When I think about what my Summer's were truly like, I think about the raw potential that every day carried. By and large, each day was characterized because of a complete lack of an agenda. I never was involved in any camps, clubs, or extra-curriculars. Most days were simply spent at home, more or less alone. My folks would have their work and my brother, sister, and I would be left to fend for ourselves. We did plenty of TV watching and video gaming. We were also fortunate enough to live on five acres of land, largely surrounded by farm land. There were no neighborhood kids. There was nowhere to really go beyond out little familiar oasis. For all intents and purposes, we might as well have been the only people on earth until my mother came home around 4:30pm.

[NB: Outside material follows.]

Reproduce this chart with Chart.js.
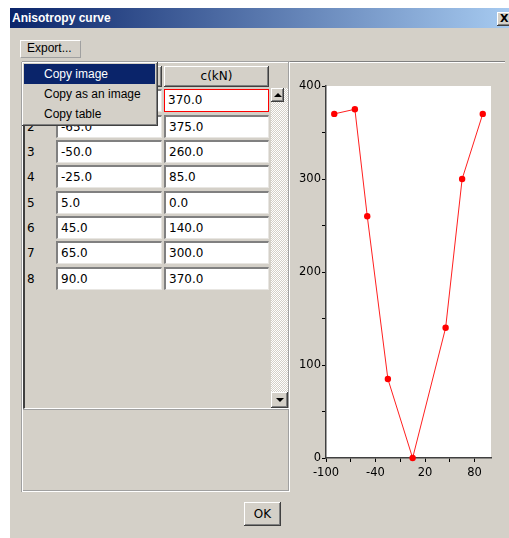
<!DOCTYPE html>
<html><head><meta charset="utf-8">
<script src="https://cdn.jsdelivr.net/npm/chart.js@4.4.1/dist/chart.umd.min.js"></script>
<style>
body{margin:0;width:509px;height:538px;background:#fff;overflow:hidden;position:relative;font-family:"Liberation Sans",Arial,sans-serif;}
.a{position:absolute;box-sizing:border-box;}
#win{left:10px;top:8px;width:499px;height:530px;background:#d4d0c8;}
#title{left:10px;top:8px;width:499px;height:20px;background:linear-gradient(to right,#0a246a,#a6caf0);color:#fff;font-weight:bold;font-size:12px;line-height:20px;padding-left:2px;}
#close{left:497px;top:12px;width:16px;height:14px;background:#d4d0c8;box-shadow:inset -1px -1px #404040,inset 1px 1px #fff,inset -2px -2px #808080;font:bold 11px "DejaVu Sans",sans-serif;color:#000;line-height:14px;padding-left:3px;}
.raised{background:#d4d0c8;box-shadow:inset -1px -1px #404040,inset 1px 1px #fff,inset -2px -2px #808080;}
#export{left:20px;top:40px;width:61px;height:18px;border:1px solid #fff;border-right-color:#a0a0a0;border-bottom-color:#a0a0a0;font-size:12px;line-height:15px;padding-left:6px;color:#000;}
#sep{left:22px;top:61px;width:483px;height:2px;border-top:1px solid #808080;border-bottom:1px solid #fff;}
#lpanel{left:22px;top:62px;width:268px;height:430px;border-left:1px solid #fff;border-bottom:1px solid #fff;border-right:1px solid #fff;box-shadow:-1px 0 0 #a0a0a0,0 -1px 0 #a0a0a0,inset -1px -1px 0 #a0a0a0;}
#tarea{left:23px;top:62px;width:266px;height:347px;border-left:2px solid #404040;border-bottom:1px solid #fff;box-shadow:0 1px 0 #a0a0a0;}
.hdr{height:21px;font:12px "DejaVu Sans",sans-serif;color:#000;text-align:center;line-height:21px;}
.cell{background:#fff;height:23px;font:12px "DejaVu Sans",sans-serif;color:#000;line-height:20px;padding-left:3px;border-top:2px solid #808080;border-left:2px solid #808080;border-right:1px solid #e8e6e2;border-bottom:1px solid #e8e6e2;}
.sel{border:1px solid #ff0000;line-height:21px;}
.rn{font:12px "DejaVu Sans",sans-serif;color:#000;line-height:23px;}
#track{left:271px;top:88px;width:17px;height:320px;background:repeating-conic-gradient(#ffffff 0 25%,#d4d0c8 0 50%) 0 0/2px 2px;}
.arrow{width:0;height:0;border-left:4px solid transparent;border-right:4px solid transparent;}
#menu{left:22px;top:62px;width:136px;height:64px;background:#d4d0c8;box-shadow:inset -1px -1px #404040,inset 1px 1px #fff,inset -2px -2px #808080;}
.mi{left:24px;width:131px;height:20px;font-size:12px;line-height:20px;padding-left:20px;color:#000;}
#ok{left:244px;top:502px;width:37px;height:24px;font:12px "DejaVu Sans",sans-serif;color:#000;text-align:center;line-height:24px;}
#chartwrap{left:290px;top:70px;width:215px;height:420px;}
</style></head>
<body>
<div id="win" class="a"></div>
<div id="title" class="a">Anisotropy curve</div>
<div id="close" class="a">X</div>
<div id="export" class="a">Export...</div>
<div id="sep" class="a"></div>
<div id="lpanel" class="a"></div>
<div id="tarea" class="a"></div>
<div id="rows"></div>
<div id="track" class="a"></div>
<div class="a raised" style="left:271px;top:88px;width:13px;height:14px;"></div>
<div class="a arrow" style="left:274px;top:93px;border-bottom:4px solid #000;"></div>
<div class="a raised" style="left:271px;top:392px;width:17px;height:16px;"></div>
<div class="a arrow" style="left:276px;top:398px;border-top:4px solid #000;"></div>
<div id="menu" class="a"></div>
<div class="a mi" style="top:64px;background:#0a246a;color:#fff;">Copy image</div>
<div class="a mi" style="top:84px;">Copy as an image</div>
<div class="a mi" style="top:104px;">Copy table</div>
<div id="ok" class="a raised">OK</div>
<div id="chartwrap" class="a"><canvas id="c" width="215" height="420"></canvas></div>
<script>
const rowNumbers = ["1","2","3","4","5","6","7","8"];
const angles = [-90, -65, -50, -25, 5, 45, 65, 90];
const cValues = [370, 375, 260, 85, 0, 140, 300, 370];
const headers = ["", "c(kN)"];
const xTicks = [-100, -70, -40, -10, 20, 50, 80];
const xTickLabels = ["-100", "", "-40", "", "20", "", "80"];
const yTicks = [0, 50, 100, 150, 200, 250, 300, 350, 400];
const yTickLabels = ["0", "", "100", "", "200", "", "300", "", "400"];

// table
const rows = document.getElementById('rows');
let html = '';
html += '<div class="a hdr raised" style="left:55px;top:66px;width:107px;">' + headers[0] + '</div>';
html += '<div class="a hdr raised" style="left:164px;top:66px;width:105px;">' + headers[1] + '</div>';
for (let i = 0; i < angles.length; i++) {
  const top = 89.4 + i * 25.33;
  html += '<div class="a rn" style="left:27px;top:' + (top + 1) + 'px;">' + rowNumbers[i] + '</div>';
  html += '<div class="a cell" style="left:56px;top:' + top + 'px;width:106px;">' + angles[i].toFixed(1) + '</div>';
  html += '<div class="a cell' + (i === 0 ? ' sel' : '') + '" style="left:164px;top:' + top + 'px;width:105px;">' + cValues[i].toFixed(1) + '</div>';
}
rows.innerHTML = html;

// chart
const whiteBg = {
  id: 'whiteBg',
  beforeDraw(chart) {
    const {ctx, chartArea: a} = chart;
    ctx.save();
    ctx.fillStyle = '#ffffff';
    ctx.fillRect(a.left, a.top, a.right - a.left, a.bottom - a.top);
    ctx.restore();
  }
};
new Chart(document.getElementById('c'), {
  type: 'line',
  data: {
    datasets: [{
      data: angles.map((a, i) => ({x: a, y: cValues[i]})),
      borderColor: '#ff2020',
      borderWidth: 1,
      pointRadius: 3.2,
      pointBackgroundColor: '#ff0000',
      pointBorderWidth: 0,
      tension: 0,
      clip: false
    }]
  },
  options: {
    responsive: false,
    animation: false,
    layout: {padding: {top: 16, right: 14, left: 0, bottom: 0}},
    plugins: {legend: {display: false}, tooltip: {enabled: false}},
    scales: {
      x: {
        type: 'linear', min: -100, max: 100,
        afterBuildTicks(s) { s.ticks = xTicks.map(v => ({value: v})); },
        afterFit(s) { s.height = 32; },
        ticks: {
          callback: (v, i) => xTickLabels[i],
          color: '#000', font: {family: 'DejaVu Sans', size: 11.5},
          padding: 4, maxRotation: 0, autoSkip: false
        },
        grid: {drawOnChartArea: false, tickLength: 4, color: '#000'},
        border: {color: '#404040', width: 1.5}
      },
      y: {
        type: 'linear', min: 0, max: 400,
        afterBuildTicks(s) { s.ticks = yTicks.map(v => ({value: v})); },
        afterFit(s) { s.width = 36; },
        ticks: {
          callback: (v, i) => yTickLabels[i],
          color: '#000', font: {family: 'DejaVu Sans', size: 11.5},
          padding: 1, autoSkip: false
        },
        grid: {drawOnChartArea: false, tickLength: 4, color: '#000'},
        border: {color: '#404040', width: 1.5}
      }
    }
  },
  plugins: [whiteBg]
});
</script>
</body></html>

I suppose what I'm getting at is there was a degree of absolute freedom that you just can't typically gain access to. Due to our lack of agenda, our day wasn't confined to doing any particular thing, so we were free to do anything. Beyond that, there wasn't really anyone around to see or cast judgement on what we were doing. We were never up to anything nefarious. But I realize now, living in the city, living surrounded by neighbors, some no more than a couple of pieces of drywall away, that there's a certain social order of what is considered normative and what is not. As a child, I could wander around the same five acres all day, discovering little curiosities, attempting to build forts, ramps for my bike, catching tadpoles in the pond, or even just laying in the grass with my Gameboy or a book, trotting around barefoot. I could do all of those things without once being asked "what are you doing?" At least until 4:30pm. 

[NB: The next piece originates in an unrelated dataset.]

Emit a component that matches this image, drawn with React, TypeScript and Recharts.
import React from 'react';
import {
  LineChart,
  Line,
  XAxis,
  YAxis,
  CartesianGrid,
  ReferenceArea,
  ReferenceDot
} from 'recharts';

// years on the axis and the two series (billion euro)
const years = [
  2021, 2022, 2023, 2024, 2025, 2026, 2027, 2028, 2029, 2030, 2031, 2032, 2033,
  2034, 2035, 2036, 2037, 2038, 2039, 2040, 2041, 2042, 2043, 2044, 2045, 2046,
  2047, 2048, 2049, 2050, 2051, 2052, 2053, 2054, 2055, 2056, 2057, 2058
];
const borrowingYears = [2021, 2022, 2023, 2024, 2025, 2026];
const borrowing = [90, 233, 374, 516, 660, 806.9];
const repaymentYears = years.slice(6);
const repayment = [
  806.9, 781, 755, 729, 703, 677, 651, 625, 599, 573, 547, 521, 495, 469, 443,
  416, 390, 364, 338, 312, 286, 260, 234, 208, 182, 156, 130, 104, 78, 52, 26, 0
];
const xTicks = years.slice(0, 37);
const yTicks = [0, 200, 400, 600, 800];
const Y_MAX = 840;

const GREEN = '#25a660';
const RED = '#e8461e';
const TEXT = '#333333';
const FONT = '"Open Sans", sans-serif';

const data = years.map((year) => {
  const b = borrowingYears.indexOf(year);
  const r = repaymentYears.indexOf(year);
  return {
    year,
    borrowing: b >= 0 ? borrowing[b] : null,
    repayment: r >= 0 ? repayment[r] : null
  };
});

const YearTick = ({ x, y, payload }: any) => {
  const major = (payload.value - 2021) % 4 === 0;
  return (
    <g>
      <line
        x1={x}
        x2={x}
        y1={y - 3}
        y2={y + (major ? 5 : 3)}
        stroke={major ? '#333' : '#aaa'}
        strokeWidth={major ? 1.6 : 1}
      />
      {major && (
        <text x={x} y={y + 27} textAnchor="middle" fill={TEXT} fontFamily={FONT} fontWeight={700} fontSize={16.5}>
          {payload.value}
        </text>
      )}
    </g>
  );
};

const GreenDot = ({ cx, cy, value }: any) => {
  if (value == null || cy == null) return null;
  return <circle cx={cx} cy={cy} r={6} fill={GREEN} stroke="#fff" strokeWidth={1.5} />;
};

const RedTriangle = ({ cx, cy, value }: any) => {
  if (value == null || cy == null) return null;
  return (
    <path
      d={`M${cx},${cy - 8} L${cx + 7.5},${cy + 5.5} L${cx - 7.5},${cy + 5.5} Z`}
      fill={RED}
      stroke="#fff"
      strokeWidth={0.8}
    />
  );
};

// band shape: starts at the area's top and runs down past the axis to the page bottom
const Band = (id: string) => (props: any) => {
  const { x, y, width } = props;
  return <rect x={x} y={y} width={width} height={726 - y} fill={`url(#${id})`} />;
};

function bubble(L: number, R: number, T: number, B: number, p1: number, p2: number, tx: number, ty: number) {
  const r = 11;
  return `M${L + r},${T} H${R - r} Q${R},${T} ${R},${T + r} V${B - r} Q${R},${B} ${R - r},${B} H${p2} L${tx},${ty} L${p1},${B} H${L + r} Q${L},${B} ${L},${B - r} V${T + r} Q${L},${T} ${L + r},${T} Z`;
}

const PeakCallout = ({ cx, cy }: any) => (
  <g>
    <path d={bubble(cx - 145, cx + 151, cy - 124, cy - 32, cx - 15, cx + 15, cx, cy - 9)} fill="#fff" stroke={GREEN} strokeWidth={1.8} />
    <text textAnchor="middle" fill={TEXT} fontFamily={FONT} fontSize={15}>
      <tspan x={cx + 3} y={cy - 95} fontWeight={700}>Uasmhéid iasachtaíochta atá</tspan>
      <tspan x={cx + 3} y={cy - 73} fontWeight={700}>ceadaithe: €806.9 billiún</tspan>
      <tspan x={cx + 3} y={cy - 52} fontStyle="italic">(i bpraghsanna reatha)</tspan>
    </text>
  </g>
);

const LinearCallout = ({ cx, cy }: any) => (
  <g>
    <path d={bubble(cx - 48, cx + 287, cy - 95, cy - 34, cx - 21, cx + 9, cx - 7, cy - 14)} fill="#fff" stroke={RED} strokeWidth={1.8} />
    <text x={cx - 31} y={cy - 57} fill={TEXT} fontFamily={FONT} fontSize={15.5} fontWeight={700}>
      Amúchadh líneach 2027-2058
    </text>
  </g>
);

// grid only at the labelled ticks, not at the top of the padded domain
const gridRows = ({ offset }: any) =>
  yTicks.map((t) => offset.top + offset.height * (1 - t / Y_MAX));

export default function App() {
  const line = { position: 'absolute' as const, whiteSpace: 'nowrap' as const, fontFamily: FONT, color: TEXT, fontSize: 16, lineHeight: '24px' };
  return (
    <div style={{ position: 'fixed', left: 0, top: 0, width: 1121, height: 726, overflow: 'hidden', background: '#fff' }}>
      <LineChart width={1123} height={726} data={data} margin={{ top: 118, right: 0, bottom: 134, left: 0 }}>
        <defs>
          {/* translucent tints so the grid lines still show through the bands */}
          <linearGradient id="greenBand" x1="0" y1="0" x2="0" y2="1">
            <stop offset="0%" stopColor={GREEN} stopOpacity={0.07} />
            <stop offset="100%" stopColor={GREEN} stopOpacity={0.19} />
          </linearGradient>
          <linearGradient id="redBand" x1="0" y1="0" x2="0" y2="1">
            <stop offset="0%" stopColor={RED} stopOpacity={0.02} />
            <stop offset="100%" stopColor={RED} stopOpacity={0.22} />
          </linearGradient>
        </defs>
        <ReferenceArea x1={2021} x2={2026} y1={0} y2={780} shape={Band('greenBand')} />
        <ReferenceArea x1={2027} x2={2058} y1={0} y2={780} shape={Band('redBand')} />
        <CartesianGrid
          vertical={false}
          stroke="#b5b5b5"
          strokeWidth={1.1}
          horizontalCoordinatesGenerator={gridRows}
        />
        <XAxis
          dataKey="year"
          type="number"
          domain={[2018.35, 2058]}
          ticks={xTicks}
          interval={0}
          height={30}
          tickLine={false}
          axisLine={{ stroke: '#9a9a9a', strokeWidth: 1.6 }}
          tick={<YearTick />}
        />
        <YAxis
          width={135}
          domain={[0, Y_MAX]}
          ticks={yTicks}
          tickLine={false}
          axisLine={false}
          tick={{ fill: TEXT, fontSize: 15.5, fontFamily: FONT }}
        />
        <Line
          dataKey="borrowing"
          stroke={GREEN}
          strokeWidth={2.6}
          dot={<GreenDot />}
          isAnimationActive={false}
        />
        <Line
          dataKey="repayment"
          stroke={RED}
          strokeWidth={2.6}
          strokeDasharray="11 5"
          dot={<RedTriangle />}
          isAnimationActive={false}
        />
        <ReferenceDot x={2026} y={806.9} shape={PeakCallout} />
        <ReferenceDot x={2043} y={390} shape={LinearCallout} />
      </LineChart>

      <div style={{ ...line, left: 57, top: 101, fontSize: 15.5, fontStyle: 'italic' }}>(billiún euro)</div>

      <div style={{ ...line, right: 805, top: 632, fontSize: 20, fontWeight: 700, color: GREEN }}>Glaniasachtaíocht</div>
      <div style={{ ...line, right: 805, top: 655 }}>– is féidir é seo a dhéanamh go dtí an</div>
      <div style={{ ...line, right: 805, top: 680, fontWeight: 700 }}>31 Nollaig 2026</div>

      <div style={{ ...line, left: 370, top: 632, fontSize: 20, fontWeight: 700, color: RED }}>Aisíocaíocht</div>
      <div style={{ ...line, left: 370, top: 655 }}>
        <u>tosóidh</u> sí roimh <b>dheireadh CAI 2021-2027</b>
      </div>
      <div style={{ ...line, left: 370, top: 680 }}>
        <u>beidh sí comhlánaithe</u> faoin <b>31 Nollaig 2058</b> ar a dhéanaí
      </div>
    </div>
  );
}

These days I feel like there is a double-restriction to that sense of absolute freedom. One of physical or tangible, the other is social perhaps. I have no real access to land. Definitely not land that I could legally try to alter or forage from. I don't even have grass that I can walk on with my bare feet. I can't plant plants in the ground, and our unit hardly gets enough light to sow seed in pots either. So much of that freedom is skimmed right off the top when you live on rented land. Beyond that physical restricted access to absolute freedom, I feel as though there's also a social restriction. What this really boils down to for me is that when you live in a place that lacks a high degree of privacy, there's a social temptation of sorts to maintain the status quo, to do what everyone else is doing for the sake of fitting in and to not draw attention to yourself. Maybe this is a product of my personality. I suppose as an introvert, I don't like to draw any more attention to myself than necessary. But the invisible script goes a little something like this: most people in my community are only ever really outside when they are heading out to, or heading in from their vehicles. There's not a whole lot of nature around here anyways I suppose, but the general use of the outdoor space here is as a median between vehicle and domicile, or a place to have a smoke. Balconies attached to units are 2 feet by 4 feet. Those are used for mostly for sitting on or standing on and looking around for a moment or enjoying a rare good breeze. There's nothing physically stopping me from going outside and doing something outside of these behavioral norms, but there's a social sense that it would just be a little weird to go sit outside the front door instead of sit out on the balcony. Or it would be strange to really get a close look at the areas where grass is growing to try to ID some of the plants growing naturally in this area. It would be strange to spend your time outside trying to harvest seed from plants that are finishing up their natural cycles. Even though I could physically do all of those things, I suppose, I can't for risk of it negatively impacting a sort of unseen, uncalculated social score of normality. It's all a big component of why I hate living in the city, and why I'm dying to find myself a good couple of acres somewhere with plenty of privacy. 

Getting back to where I originally started, today I made some progress towards reclaiming a fraction of that freedom though, and I think that is what has gotten me feeling so positively nostalgic this morning. The early Summer days of Tennessee feel so much like the mid-Summer days of Illinois. There's just the right amount of coolness in the air intermingled with a certain, above average amount of humidity. My fiancee is out working. My paychecks are still rolling in since I work in a school these days and Summer is that one time of year where you have no responsibilities or work to do, but the check keeps coming in the mail. And I realize that I'm right back where I was as a child, to a degree. No agenda. Raw opportunity each day to do whatever I please within my new found set of limitations. There's absolutely no hurry to get anything done, or to do anything for the sake of feeling productive. Once again I'm free to do what I please. It's one of the few things that really stirs my soul up into thinking this is the way things had really ought to be, and I'm living it as a present reality. Insofar as I keep within my own unit, outside of the watchful eye of neighbors and passerbys, I am free to do whatever I want without the nagging question "why?" As if we really need a good reason for everything we do, anyways. 

I feel like so often those bits of nostalgia in our lives are like fistfuls of sand. Always fleeting, never to come back. Yet here we are with a rare victory of something reclaimed. Odd that there could be such a sense of liberation surrounded by such captivity.